Written problem => Leaving out every picture, retype the lines below from the top through the one that contains "(sendR) at (724,484);".

start Recorded information

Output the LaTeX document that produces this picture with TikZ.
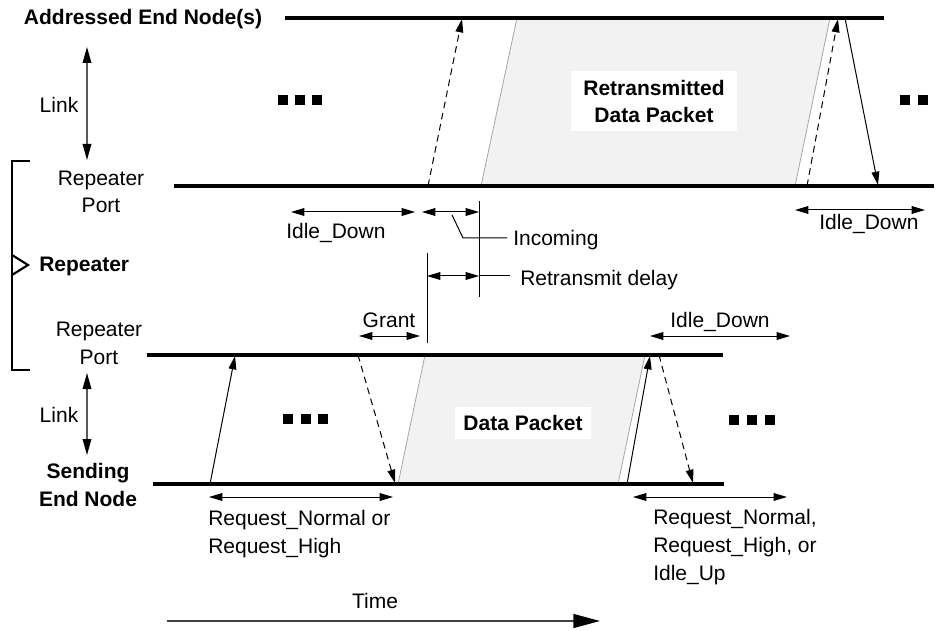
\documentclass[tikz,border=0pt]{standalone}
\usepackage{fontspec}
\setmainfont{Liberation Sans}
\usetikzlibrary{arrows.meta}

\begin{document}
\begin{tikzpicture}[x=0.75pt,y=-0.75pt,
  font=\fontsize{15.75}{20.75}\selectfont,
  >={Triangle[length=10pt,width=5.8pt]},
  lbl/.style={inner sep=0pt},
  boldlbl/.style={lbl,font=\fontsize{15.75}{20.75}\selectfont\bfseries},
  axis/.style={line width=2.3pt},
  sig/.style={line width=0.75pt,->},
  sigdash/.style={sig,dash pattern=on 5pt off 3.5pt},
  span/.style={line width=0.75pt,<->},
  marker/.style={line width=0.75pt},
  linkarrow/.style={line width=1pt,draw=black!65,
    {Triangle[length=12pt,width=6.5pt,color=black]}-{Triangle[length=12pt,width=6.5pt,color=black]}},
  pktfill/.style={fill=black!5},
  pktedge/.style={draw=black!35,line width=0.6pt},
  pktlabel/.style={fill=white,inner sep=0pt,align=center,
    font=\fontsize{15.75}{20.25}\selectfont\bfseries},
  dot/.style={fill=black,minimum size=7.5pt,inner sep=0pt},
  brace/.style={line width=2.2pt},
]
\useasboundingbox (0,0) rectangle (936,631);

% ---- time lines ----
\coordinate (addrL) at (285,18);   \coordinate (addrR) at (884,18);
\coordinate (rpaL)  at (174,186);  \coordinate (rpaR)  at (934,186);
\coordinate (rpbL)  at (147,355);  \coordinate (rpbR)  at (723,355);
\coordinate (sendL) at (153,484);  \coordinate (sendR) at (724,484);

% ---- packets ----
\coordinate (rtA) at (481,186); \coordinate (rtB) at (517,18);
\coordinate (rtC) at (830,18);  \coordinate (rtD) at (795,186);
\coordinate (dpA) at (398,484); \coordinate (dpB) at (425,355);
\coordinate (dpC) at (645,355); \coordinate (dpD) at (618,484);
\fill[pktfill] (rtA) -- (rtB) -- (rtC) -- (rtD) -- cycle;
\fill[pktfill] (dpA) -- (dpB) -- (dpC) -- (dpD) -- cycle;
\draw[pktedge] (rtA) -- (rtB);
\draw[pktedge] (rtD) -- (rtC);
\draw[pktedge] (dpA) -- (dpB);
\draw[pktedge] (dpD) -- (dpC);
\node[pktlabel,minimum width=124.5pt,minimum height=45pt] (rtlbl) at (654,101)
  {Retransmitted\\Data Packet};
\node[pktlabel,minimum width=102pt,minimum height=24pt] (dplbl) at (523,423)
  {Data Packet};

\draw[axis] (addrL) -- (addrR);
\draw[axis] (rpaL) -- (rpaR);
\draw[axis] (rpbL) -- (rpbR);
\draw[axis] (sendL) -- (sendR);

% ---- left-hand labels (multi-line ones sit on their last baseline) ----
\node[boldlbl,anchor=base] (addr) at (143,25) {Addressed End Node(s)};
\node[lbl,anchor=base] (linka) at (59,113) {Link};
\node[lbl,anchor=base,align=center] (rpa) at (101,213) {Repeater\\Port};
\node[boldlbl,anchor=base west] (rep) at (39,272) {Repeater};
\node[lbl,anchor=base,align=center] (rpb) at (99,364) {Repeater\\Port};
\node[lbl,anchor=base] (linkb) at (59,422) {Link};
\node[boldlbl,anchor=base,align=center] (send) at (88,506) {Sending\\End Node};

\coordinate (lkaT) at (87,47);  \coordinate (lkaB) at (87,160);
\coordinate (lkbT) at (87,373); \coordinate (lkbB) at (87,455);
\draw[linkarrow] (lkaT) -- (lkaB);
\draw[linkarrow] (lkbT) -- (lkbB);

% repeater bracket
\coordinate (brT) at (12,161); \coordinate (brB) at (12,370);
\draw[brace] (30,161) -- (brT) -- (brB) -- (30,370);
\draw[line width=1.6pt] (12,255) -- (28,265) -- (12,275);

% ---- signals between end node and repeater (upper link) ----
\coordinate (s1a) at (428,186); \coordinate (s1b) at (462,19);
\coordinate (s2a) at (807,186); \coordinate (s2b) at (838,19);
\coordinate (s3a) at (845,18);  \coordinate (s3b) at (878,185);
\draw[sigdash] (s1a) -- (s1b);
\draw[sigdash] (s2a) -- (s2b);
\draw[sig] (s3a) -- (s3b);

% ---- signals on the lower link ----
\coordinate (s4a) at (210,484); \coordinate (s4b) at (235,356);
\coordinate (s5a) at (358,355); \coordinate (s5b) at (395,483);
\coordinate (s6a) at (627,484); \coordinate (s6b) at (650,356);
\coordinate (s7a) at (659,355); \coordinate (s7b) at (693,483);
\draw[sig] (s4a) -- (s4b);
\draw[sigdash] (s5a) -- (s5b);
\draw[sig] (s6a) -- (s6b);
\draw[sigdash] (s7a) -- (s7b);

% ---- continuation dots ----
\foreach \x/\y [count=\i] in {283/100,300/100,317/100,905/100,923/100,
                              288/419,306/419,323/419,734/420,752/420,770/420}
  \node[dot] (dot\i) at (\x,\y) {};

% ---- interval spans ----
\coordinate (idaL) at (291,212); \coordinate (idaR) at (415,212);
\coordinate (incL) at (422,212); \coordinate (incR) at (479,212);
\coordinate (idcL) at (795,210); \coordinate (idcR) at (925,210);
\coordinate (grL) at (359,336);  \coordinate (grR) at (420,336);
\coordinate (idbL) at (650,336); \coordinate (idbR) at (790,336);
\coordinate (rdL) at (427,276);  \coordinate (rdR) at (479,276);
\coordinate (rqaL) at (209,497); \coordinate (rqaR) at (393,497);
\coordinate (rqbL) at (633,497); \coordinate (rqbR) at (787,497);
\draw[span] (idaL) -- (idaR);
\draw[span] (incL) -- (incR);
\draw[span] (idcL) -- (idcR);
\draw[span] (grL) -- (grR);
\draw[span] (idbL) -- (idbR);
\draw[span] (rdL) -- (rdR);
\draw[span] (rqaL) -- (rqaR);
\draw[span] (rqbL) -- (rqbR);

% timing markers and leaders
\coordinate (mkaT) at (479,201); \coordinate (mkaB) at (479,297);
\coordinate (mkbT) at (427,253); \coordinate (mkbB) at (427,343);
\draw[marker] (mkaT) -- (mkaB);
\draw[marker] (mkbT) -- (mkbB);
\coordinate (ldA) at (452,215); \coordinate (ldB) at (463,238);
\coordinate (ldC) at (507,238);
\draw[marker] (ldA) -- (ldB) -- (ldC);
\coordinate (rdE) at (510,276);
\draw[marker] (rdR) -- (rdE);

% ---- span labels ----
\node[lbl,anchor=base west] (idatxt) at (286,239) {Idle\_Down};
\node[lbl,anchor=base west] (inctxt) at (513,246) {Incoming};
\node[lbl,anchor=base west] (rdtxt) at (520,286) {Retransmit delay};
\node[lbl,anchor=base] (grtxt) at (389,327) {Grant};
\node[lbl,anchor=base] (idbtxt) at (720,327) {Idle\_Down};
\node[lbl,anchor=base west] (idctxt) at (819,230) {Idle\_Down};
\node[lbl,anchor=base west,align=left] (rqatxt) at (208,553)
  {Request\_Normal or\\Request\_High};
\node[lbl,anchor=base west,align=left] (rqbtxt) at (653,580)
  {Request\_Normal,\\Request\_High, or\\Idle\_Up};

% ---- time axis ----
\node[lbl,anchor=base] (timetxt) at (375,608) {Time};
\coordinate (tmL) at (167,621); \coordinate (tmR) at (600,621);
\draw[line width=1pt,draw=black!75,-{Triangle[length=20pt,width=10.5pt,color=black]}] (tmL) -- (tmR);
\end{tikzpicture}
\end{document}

end Recorded information

Output for this task =>
Output the LaTeX document that produces this picture with TikZ.
\documentclass[tikz,border=0pt]{standalone}
\usepackage{fontspec}
\setmainfont{Liberation Sans}
\usetikzlibrary{arrows.meta}

\begin{document}
\begin{tikzpicture}[x=0.75pt,y=-0.75pt,
  font=\fontsize{15.75}{20.75}\selectfont,
  >={Triangle[length=10pt,width=5.8pt]},
  lbl/.style={inner sep=0pt},
  boldlbl/.style={lbl,font=\fontsize{15.75}{20.75}\selectfont\bfseries},
  axis/.style={line width=2.3pt},
  sig/.style={line width=0.75pt,->},
  sigdash/.style={sig,dash pattern=on 5pt off 3.5pt},
  span/.style={line width=0.75pt,<->},
  marker/.style={line width=0.75pt},
  linkarrow/.style={line width=1pt,draw=black!65,
    {Triangle[length=12pt,width=6.5pt,color=black]}-{Triangle[length=12pt,width=6.5pt,color=black]}},
  pktfill/.style={fill=black!5},
  pktedge/.style={draw=black!35,line width=0.6pt},
  pktlabel/.style={fill=white,inner sep=0pt,align=center,
    font=\fontsize{15.75}{20.25}\selectfont\bfseries},
  dot/.style={fill=black,minimum size=7.5pt,inner sep=0pt},
  brace/.style={line width=2.2pt},
]
\useasboundingbox (0,0) rectangle (936,631);

% ---- time lines ----
\coordinate (addrL) at (285,18);   \coordinate (addrR) at (884,18);
\coordinate (rpaL)  at (174,186);  \coordinate (rpaR)  at (934,186);
\coordinate (rpbL)  at (147,355);  \coordinate (rpbR)  at (723,355);
\coordinate (sendL) at (153,484);  \coordinate (sendR) at (724,484);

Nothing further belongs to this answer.